Mabel Dodge Luhan’s Intimate Memories offers the brilliantly edited memoirs of one woman’s rebellion against “the whole ghastly social structure” under which the United States had been buried since the Victorian era. Luhan fled the Gilded Age prison of the upper classes to lead a life of notoriety among Europe and America’s leading artists, writers, and social visionaries—among them D. H. Lawrence, Gertrude Stein, and John Reed.

Intimate Memories details Luhan’s assemblage of a series of utopian domains aimed at curing the malaise of the modern age and shows Luhan not just as a visionary hostess but as a talented and important writer.


Lois Palken Rudnick is a professor emerita of American studies at the University of Massachusetts, Boston. She lives in Santa Fe, New Mexico.

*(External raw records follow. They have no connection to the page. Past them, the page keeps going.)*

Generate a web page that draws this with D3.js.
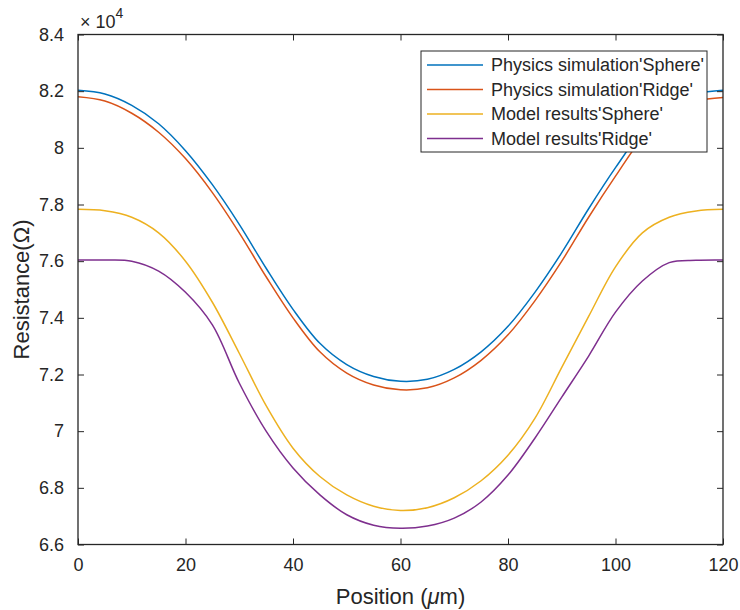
<!DOCTYPE html>
<html>
<head>
<meta charset="utf-8">
<script src="https://cdn.jsdelivr.net/npm/d3@7"></script>
<style>
  body { margin: 0; background: #fff; }
  text { font-family: "Liberation Sans", Arial, sans-serif; fill: #262626; }
</style>
</head>
<body>
<script>
// data (resistance in units of 1e4 ohm)
var position = [0, 5, 10, 15, 20, 25, 30, 35, 40, 45, 50, 55, 60, 65, 70, 75, 80, 85, 90, 95, 100, 105, 110, 115, 120];
var physSphere = [8.203, 8.19, 8.15, 8.085, 7.99, 7.87, 7.73, 7.575, 7.43, 7.31, 7.235, 7.193, 7.176, 7.183, 7.218, 7.28, 7.37, 7.49, 7.63, 7.785, 7.93, 8.06, 8.15, 8.19, 8.203];
var physRidge = [8.18, 8.165, 8.122, 8.055, 7.962, 7.842, 7.70, 7.545, 7.40, 7.28, 7.205, 7.163, 7.146, 7.153, 7.188, 7.25, 7.34, 7.46, 7.60, 7.755, 7.90, 8.035, 8.125, 8.165, 8.178];
var modelSphere = [7.783, 7.778, 7.755, 7.70, 7.60, 7.455, 7.275, 7.09, 6.94, 6.84, 6.775, 6.735, 6.72, 6.73, 6.765, 6.825, 6.915, 7.045, 7.225, 7.405, 7.58, 7.70, 7.755, 7.777, 7.783];
var modelRidge = [7.604, 7.604, 7.60, 7.565, 7.49, 7.375, 7.17, 7.0, 6.87, 6.775, 6.705, 6.668, 6.657, 6.665, 6.693, 6.75, 6.845, 6.975, 7.12, 7.265, 7.42, 7.53, 7.595, 7.603, 7.604];
var seriesNames = ["Physics simulation'Sphere'", "Physics simulation'Ridge'", "Model results'Sphere'", "Model results'Ridge'"];
var colors = ["#0072BD", "#D95319", "#EDB120", "#7E2F8E"];
var xTicks = [0, 20, 40, 60, 80, 100, 120];
var yTicks = [6.6, 6.8, 7, 7.2, 7.4, 7.6, 7.8, 8, 8.2, 8.4];

var series = [physSphere, physRidge, modelSphere, modelRidge].map(function(vals, i) {
    return { name: seriesNames[i], color: colors[i],
             values: vals.map(function(v, j) { return { p: position[j], r: v }; }) };
});

// SVG variables
var margin = {top: 34.5, right: 17, bottom: 65.5, left: 78},
    width = 740 - margin.left - margin.right,
    height = 610 - margin.top - margin.bottom;

var svg = d3.select("body").append("svg")
    .attr("width", 740)
    .attr("height", 610);

var g = svg.append("g")
    .attr("transform", "translate(" + margin.left + "," + margin.top + ")");

// Scales
var x = d3.scaleLinear().domain([0, 120]).range([0, width]);
var y = d3.scaleLinear().domain([6.6, 8.4]).range([height, 0]);

// Lines
var line = d3.line()
    .x(function(d) { return x(d.p); })
    .y(function(d) { return y(d.r); })
    .curve(d3.curveCatmullRom.alpha(0.5));

g.selectAll(".series")
    .data(series)
    .enter().append("path")
    .attr("class", "series")
    .attr("fill", "none")
    .attr("stroke", function(d) { return d.color; })
    .attr("stroke-width", 1.5)
    .attr("d", function(d) { return line(d.values); });

// Axes (ticks inside, box all around)
function styleAxis(sel) {
    sel.select(".domain").remove();
    sel.selectAll(".tick line").attr("stroke", "#262626").attr("stroke-width", 1);
    sel.selectAll(".tick text").style("font-size", "18px")
        .style("font-family", "'Liberation Sans', Arial, sans-serif").attr("fill", "#262626");
}

g.append("g")
    .attr("transform", "translate(0," + height + ")")
    .call(d3.axisBottom(x).tickValues(xTicks).tickSize(-6).tickPadding(14))
    .call(styleAxis);

g.append("g")
    .call(d3.axisTop(x).tickValues(xTicks).tickSize(-6).tickFormat(""))
    .call(styleAxis);

g.append("g")
    .call(d3.axisLeft(y).tickValues(yTicks).tickSize(-6).tickPadding(14).tickFormat(d3.format("")))
    .call(styleAxis);

g.append("g")
    .attr("transform", "translate(" + width + ",0)")
    .call(d3.axisRight(y).tickValues(yTicks).tickSize(-6).tickFormat(""))
    .call(styleAxis);

g.append("rect")
    .attr("width", width)
    .attr("height", height)
    .attr("fill", "none")
    .attr("stroke", "#262626")
    .attr("stroke-width", 1.3);

// exponent label
var ex = g.append("text")
    .attr("x", 2)
    .attr("y", -7)
    .style("font-size", "18px");
ex.append("tspan").text("\u00d7 10");
ex.append("tspan").attr("dy", -10).style("font-size", "14px").text("4");

// axis labels
svg.append("text")
    .attr("x", margin.left + width / 2)
    .attr("y", 604)
    .attr("text-anchor", "middle")
    .style("font-size", "22px")
    .html("Position (<tspan font-style='italic'>\u03bc</tspan>m)");

svg.append("text")
    .attr("transform", "translate(29," + (margin.top + height / 2) + ") rotate(-90)")
    .attr("text-anchor", "middle")
    .style("font-size", "22px")
    .text("Resistance(\u03a9)");

// Legend
var legend = svg.append("g").attr("transform", "translate(421,51)");
legend.append("rect")
    .attr("width", 286)
    .attr("height", 101)
    .attr("fill", "#fff")
    .attr("stroke", "#262626")
    .attr("stroke-width", 1);

var rows = legend.selectAll(".row")
    .data(series)
    .enter().append("g")
    .attr("transform", function(d, i) { return "translate(0," + (14 + i * 24.5) + ")"; });

rows.append("line")
    .attr("x1", 6).attr("x2", 62)
    .attr("stroke", function(d) { return d.color; })
    .attr("stroke-width", 1.5);

rows.append("text")
    .attr("x", 70)
    .attr("y", 6)
    .style("font-size", "18px")
    .text(function(d) { return d.name; });
</script>
</body>
</html>
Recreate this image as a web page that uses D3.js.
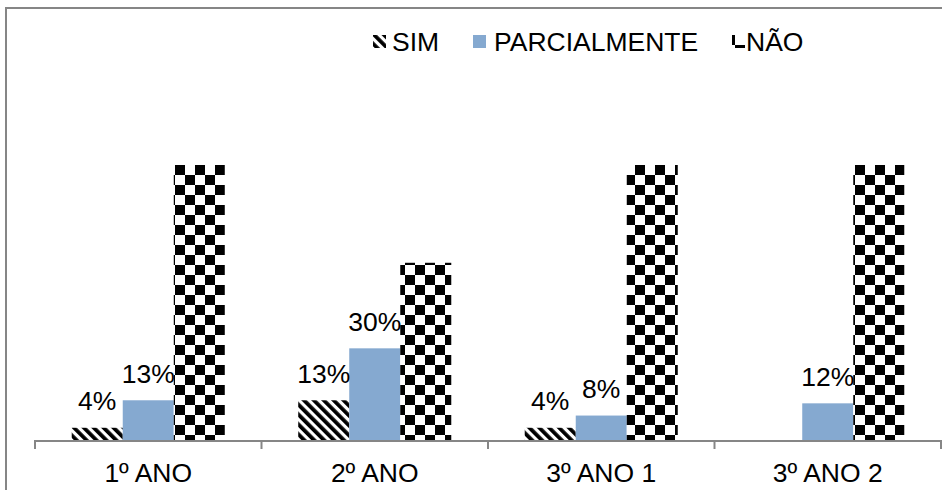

“Profoundly perceptive and always at the edge of revelation, Luhan called herself ‘a mythological figure right in my own lifetime.’ . . . The writing exudes Luhan’s feelings of insatiable searching.”


Publishers Weekly

“An unsparing account of Luhan’s restless early years in Buffalo, a poor-little-rich-girl story; her aesthetic apprenticeship in France and Florence (1898–1912); her life among avant-garde artists in Greenwich Village (1912–1917); and her discovery of Taos, New Mexico (1917–1918), which became her spiritual home.”



“Rudnick adds a new dimension to the historiography of the Southwest with her latest book. She has given the reader an excellent insight into an important segment of both Wester and women’s history. . . . Rudnick has make good choices in her editing; the story flows well. . . . This latest look at Luhan is an enjoyable read.”